Les flammes ont envahi les rues étroites des collines, faisant exploser des rangées entières de voitures garées devant les maisons, ont déclaré les survivants. De plus, « les incendies brûlent dans des montagnes difficiles d’accès » pour les secours.
Les moyens de lutte sont jugés insuffisants
Quelque 1 400 pompiers et 1 300 militaires et bénévoles, soutenus par 31 hélicoptères et avions lanceurs d’eau, sont mobilisés pour combattre les flammes. Le président Gabriel Boric, qui a augmenté de 47% le budget consacré à la prévention et à la lutte contre les incendies, a déclaré l’état d’urgence, afin de mobiliser le plus grand nombre de ressources possible. Dans certains secteurs de Valparaiso, un couvre-feu a été instauré pour libérer les routes et permettre le passage rapide des véhicules d’urgence ou faciliter les évacuations.

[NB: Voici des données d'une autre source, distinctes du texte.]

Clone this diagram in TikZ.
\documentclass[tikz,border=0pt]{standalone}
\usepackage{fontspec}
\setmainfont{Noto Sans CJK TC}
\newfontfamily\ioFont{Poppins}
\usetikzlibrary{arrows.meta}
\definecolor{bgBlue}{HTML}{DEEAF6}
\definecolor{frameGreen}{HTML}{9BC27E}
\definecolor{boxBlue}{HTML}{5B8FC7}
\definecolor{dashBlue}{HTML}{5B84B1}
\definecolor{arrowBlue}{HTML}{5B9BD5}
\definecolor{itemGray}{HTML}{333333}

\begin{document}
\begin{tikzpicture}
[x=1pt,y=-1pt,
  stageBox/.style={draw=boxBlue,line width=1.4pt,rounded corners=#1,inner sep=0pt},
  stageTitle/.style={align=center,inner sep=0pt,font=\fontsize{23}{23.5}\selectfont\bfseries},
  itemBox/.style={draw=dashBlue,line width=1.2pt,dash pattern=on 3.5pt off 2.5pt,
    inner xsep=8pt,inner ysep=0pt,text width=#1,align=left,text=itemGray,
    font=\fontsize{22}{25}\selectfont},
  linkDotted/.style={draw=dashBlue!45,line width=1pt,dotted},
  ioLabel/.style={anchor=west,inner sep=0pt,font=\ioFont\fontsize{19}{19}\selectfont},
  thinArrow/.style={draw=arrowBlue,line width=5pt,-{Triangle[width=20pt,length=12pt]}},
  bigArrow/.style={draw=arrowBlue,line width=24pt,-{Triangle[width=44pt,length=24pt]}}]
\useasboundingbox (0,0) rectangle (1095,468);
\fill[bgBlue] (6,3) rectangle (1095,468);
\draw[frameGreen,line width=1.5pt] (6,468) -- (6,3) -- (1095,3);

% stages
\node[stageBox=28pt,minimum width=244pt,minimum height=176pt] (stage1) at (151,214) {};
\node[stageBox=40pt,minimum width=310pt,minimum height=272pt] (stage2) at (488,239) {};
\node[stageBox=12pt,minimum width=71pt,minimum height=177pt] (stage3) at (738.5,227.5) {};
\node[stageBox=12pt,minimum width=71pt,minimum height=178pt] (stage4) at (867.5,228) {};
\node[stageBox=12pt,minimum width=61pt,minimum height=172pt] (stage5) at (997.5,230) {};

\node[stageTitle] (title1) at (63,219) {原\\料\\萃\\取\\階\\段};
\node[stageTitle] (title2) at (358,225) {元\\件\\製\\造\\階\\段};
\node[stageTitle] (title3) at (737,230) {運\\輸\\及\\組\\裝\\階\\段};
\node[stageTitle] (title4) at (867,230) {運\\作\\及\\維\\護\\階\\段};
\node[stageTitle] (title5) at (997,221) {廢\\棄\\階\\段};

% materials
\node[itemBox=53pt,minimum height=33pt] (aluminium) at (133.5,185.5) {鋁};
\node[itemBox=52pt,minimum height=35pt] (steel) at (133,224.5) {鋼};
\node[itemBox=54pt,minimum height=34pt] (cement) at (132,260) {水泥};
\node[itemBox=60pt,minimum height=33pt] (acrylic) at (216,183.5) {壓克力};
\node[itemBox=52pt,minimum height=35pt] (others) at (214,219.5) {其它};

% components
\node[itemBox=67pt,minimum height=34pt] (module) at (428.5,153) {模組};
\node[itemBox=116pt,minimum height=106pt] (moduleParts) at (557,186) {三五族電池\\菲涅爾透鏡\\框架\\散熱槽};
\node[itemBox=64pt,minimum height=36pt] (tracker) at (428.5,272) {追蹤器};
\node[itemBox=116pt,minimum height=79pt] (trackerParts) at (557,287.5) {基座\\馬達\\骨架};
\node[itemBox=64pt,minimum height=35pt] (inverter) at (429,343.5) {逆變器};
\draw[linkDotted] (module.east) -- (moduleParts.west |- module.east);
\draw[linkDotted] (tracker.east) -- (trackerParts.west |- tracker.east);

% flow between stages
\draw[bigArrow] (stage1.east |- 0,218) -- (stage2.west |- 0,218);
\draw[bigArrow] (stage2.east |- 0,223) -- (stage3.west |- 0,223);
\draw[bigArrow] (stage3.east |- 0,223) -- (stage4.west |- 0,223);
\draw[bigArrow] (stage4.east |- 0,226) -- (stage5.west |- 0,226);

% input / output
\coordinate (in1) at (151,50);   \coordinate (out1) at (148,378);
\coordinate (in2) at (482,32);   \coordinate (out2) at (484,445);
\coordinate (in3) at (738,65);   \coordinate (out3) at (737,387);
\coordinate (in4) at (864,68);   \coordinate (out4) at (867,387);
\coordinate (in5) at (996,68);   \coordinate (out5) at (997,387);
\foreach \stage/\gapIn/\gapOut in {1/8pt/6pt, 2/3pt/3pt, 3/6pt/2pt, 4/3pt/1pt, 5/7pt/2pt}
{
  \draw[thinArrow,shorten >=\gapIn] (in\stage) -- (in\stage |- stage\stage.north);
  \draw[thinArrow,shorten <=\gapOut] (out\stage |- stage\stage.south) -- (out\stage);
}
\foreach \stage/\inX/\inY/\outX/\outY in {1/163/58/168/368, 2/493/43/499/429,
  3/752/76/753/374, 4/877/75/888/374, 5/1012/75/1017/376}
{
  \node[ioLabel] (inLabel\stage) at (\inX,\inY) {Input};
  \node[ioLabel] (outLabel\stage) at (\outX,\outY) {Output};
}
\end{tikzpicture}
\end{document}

Cependant, le Chili doit encore revoir et moderniser sa stratégie pour faire face à des catastrophes de cette ampleur, selon les experts. Par exemple, le pays ne dispose pas de moyens de lutte anti-incendie nocturnes. « Par conséquent, la probabilité que tout le travail effectué pendant la journée soit perdu pendant la nuit est très élevée », explique Michel De L’Herbe, expert en gestion des situations d’urgence.

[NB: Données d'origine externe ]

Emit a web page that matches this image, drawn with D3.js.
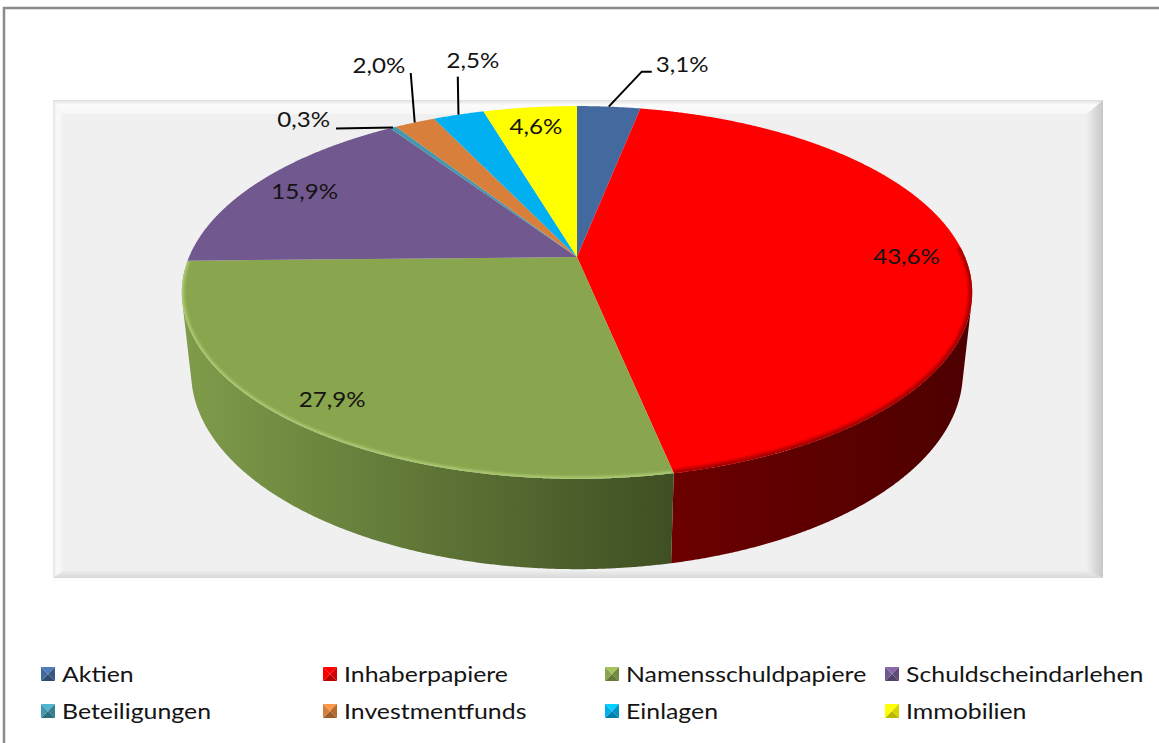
<!DOCTYPE html>
<html><head><meta charset="utf-8">
<script src="https://cdn.jsdelivr.net/npm/d3@7"></script>
<style>
body{margin:0;background:#fff;}
svg{display:block;}
text{font-family:Lato, "Open Sans", sans-serif; fill:#141414;}
</style></head>
<body>
<script>
// ---- data ----
const categories = ["Aktien","Inhaberpapiere","Namensschuldpapiere","Schuldscheindarlehen","Beteiligungen","Investmentfunds","Einlagen","Immobilien"];
const values = [3.1, 43.6, 27.9, 15.9, 0.3, 2.0, 2.5, 4.6];
const valueLabels = ["3,1%","43,6%","27,9%","15,9%","0,3%","2,0%","2,5%","4,6%"];
const colors = ["#44699e","#ff0000","#89a54e","#71588f","#4198af","#d77f3b","#00b0f0","#ffff00"];

// ---- layout ----
const W = 1159, H = 743;
const svg = d3.select("body").append("svg").attr("width", W).attr("height", H);
const defs = svg.append("defs");

// stretched text helper (reference font renders wide)
function stext(g, x, y, str, size, sx, anchor, dy){
  return g.append("text").attr("transform",`translate(${x},${y}) scale(${sx},1)`)
    .attr("text-anchor",anchor).attr("dy",dy||null).attr("font-size",size).text(str);
}

// outer frame
svg.append("path").attr("d", `M4,${H} L4,8 L${W},8`).attr("fill","none").attr("stroke","#8a8a8a").attr("stroke-width",2.5);

// plot area with bevel
const pa = {x0:53, y0:100, x1:1103, y1:578};
svg.append("rect").attr("x",pa.x0).attr("y",pa.y0).attr("width",pa.x1-pa.x0).attr("height",pa.y1-pa.y0).attr("fill","#f0f0f0");
function lg(id, x1,y1,x2,y2, stops){
  const g = defs.append("linearGradient").attr("id",id).attr("x1",x1).attr("y1",y1).attr("x2",x2).attr("y2",y2);
  stops.forEach(s=>g.append("stop").attr("offset",s[0]).attr("stop-color",s[1]));
}
lg("bvTop",0,0,0,1,[[0,"#dedede"],[0.35,"#fbfbfb"],[1,"#f7f7f7"]]);
lg("bvRight",0,0,1,0,[[0,"#eeeeee"],[0.6,"#d6d6d6"],[1,"#c8c8c8"]]);
lg("bvLeft",0,0,1,0,[[0,"#e4e4e4"],[0.4,"#fafafa"],[1,"#f2f2f2"]]);
lg("bvBot",0,0,0,1,[[0,"#ececec"],[1,"#d8d8d8"]]);
const bt=14, br=16, bl=10, bb=7;
svg.append("polygon").attr("points",`${pa.x0},${pa.y0} ${pa.x1},${pa.y0} ${pa.x1-br},${pa.y0+bt} ${pa.x0+bl},${pa.y0+bt}`).attr("fill","url(#bvTop)");
svg.append("polygon").attr("points",`${pa.x1},${pa.y0} ${pa.x1},${pa.y1} ${pa.x1-br},${pa.y1-bb} ${pa.x1-br},${pa.y0+bt}`).attr("fill","url(#bvRight)");
svg.append("polygon").attr("points",`${pa.x0},${pa.y0} ${pa.x0+bl},${pa.y0+bt} ${pa.x0+bl},${pa.y1-bb} ${pa.x0},${pa.y1}`).attr("fill","url(#bvLeft)");
svg.append("polygon").attr("points",`${pa.x0},${pa.y1} ${pa.x0+bl},${pa.y1-bb} ${pa.x1-br},${pa.y1-bb} ${pa.x1},${pa.y1}`).attr("fill","url(#bvBot)");

// ---- 3D pie projection ----
const P = {cx:577, cy:257, F:1808, L:4.66, sinP:0.463, cosP:0.886, depth:0.234};
function proj(theta, r, down){
  const X = r*Math.sin(theta), Z = r*Math.cos(theta), Y = -down*P.depth;
  const v = Z*P.sinP + Y*P.cosP, w = Z*P.cosP - Y*P.sinP;
  const s = P.F/(P.L + w);
  return [P.cx + X*s, P.cy - v*s];
}
const arcs = d3.pie().sort(null).value(d=>d)(values);
const line = d3.line();
const step = Math.PI/720;
function rim(a0, a1, down){
  const pts = [];
  const n = Math.max(2, Math.ceil((a1-a0)/step));
  for(let i=0;i<=n;i++){ pts.push(proj(a0+(a1-a0)*i/n, 1, down)); }
  return pts;
}
const kVis = 1/(P.L*P.cosP);
const vis0 = Math.acos(-kVis), vis1 = 2*Math.PI - vis0;

// side walls
const gWall = svg.append("g");
arcs.forEach((a,i)=>{
  const b0 = Math.max(a.startAngle, vis0), b1 = Math.min(a.endAngle, vis1);
  if(b1 <= b0) return;
  const top = rim(b0,b1,0), bot = rim(b0,b1,1).reverse();
  const xs = top.map(p=>p[0]).concat(bot.map(p=>p[0]));
  const xmin = d3.min(xs), xmax = d3.max(xs);
  const c = d3.color(colors[i]);
  const id = "wall"+i;
  const g = defs.append("linearGradient").attr("id",id).attr("gradientUnits","userSpaceOnUse")
    .attr("x1", xmin).attr("y1",0).attr("x2",xmax).attr("y2",0);
  let s0, s1;
  if(i===1){ s0="#6c0000"; s1="#4d0000"; }
  else if(i===2){ s0="#7f9c4a"; s1="#3f4f23"; }
  else { s0=c.darker(0.6).formatHex(); s1=c.darker(1.2).formatHex(); }
  g.append("stop").attr("offset",0).attr("stop-color",s0);
  g.append("stop").attr("offset",1).attr("stop-color",s1);
  gWall.append("path").attr("d", line(top.concat(bot))+"Z").attr("fill",`url(#${id})`);
});

// top faces
const gTop = svg.append("g");
const blur = defs.append("filter").attr("id","bblur").attr("x","-10%").attr("y","-10%").attr("width","120%").attr("height","120%");
blur.append("feGaussianBlur").attr("stdDeviation",1.6);
arcs.forEach((a,i)=>{
  const pts = [proj(0,0,0)].concat(rim(a.startAngle,a.endAngle,0));
  const d = line(pts)+"Z";
  defs.append("clipPath").attr("id","clip"+i).append("path").attr("d",d);
  gTop.append("path").attr("d",d).attr("fill",colors[i]);
});
// soft bevel along the front rim
arcs.forEach((a,i)=>{
  const b0 = Math.max(a.startAngle, vis0-0.3), b1 = Math.min(a.endAngle, vis1+0.3);
  if(b1 <= b0) return;
  let col, wdt;
  if(i===1){ col="#a80000"; wdt=7; }
  else if(i===2){ col="#b2cf78"; wdt=4; }
  else return;
  gTop.append("g").attr("clip-path",`url(#clip${i})`)
    .append("path").attr("d", line(rim(b0,b1,0))).attr("fill","none")
    .attr("stroke",col).attr("stroke-width",wdt).attr("filter","url(#bblur)");
});

// ---- data labels ----
const labelSize = 21, labelStretch = 1.15;
const gLab = svg.append("g");
const inside = [1,2,3,7];
inside.forEach(i=>{
  const a = arcs[i];
  const mid = (a.startAngle+a.endAngle)/2;
  const r = i===2 ? 0.88 : 0.85;
  const p = proj(mid, r, 0);
  stext(gLab, p[0], p[1], valueLabels[i], labelSize, labelStretch, "middle", "0.35em");
});
// outside labels with leader lines (offsets relative to rim point at mid angle)
const outside = {
  0: {leader:[[0,0],[33,-35],[43,-35]], tx:47, ty:-35, anchor:"start"},
  4: {leader:[[0,0],[-57,1]], tx:-63, ty:-0.5, anchor:"end"},
  5: {leader:[[0,0],[-4,-49.5]], tx:-9.5, ty:-49.5, anchor:"end"},
  6: {leader:[[0,0],[-0.7,-38]], tx:-12, ty:-46.5, anchor:"start"}
};
Object.keys(outside).forEach(k=>{
  const i = +k, o = outside[k], a = arcs[i];
  const mid = (a.startAngle+a.endAngle)/2;
  const p = proj(mid, 1, 0);
  gLab.append("path").attr("d", line(o.leader.map(q=>[p[0]+q[0], p[1]+q[1]])))
    .attr("fill","none").attr("stroke","#000").attr("stroke-width",2);
  stext(gLab, p[0]+o.tx, p[1]+o.ty, valueLabels[i], labelSize, labelStretch, o.anchor, null);
});

// ---- legend ----
const gLeg = svg.append("g");
const colX = [41, 323, 605, 885], rowY = [674, 711];
const sq = 14;
categories.forEach((name,i)=>{
  const x = colX[i%4], y = rowY[Math.floor(i/4)];
  const c = d3.color(colors[i]);
  const x0=x, y0=y-sq/2, x1=x+sq, y1=y+sq/2, mx=x+sq/2, my=y;
  const tris = [
    [[x0,y0],[x1,y0],[mx,my], c.brighter(0.5)],
    [[x1,y0],[x1,y1],[mx,my], c.darker(0.5)],
    [[x1,y1],[x0,y1],[mx,my], c.darker(0.9)],
    [[x0,y1],[x0,y0],[mx,my], c]
  ];
  tris.forEach(t=>gLeg.append("polygon").attr("points",`${t[0]} ${t[1]} ${t[2]}`).attr("fill",t[3]));
  stext(gLeg, x+21, y, name, 22, 1.13, "start", "0.36em");
});
</script>
</body></html>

En outre, certains critiquent la manière dont les ordres d’évacuation ont été donnés. Des résidents témoignent de messages reçus tardivement. « Quand je suis arrivée sur la route, les flammes étaient déjà au coin », raconte une Chilienne. « Les alarmes ont été déclenchées », assure Horacio Gilabert, du Centre sur le changement global de l’université catholique du Chili. « Mais l’évacuation n’a apparemment pas fonctionné (…). L’accent est mis sur la lutte, mais pas sur la prévention (…) et je pense que c’est une lacune », estime-t-il.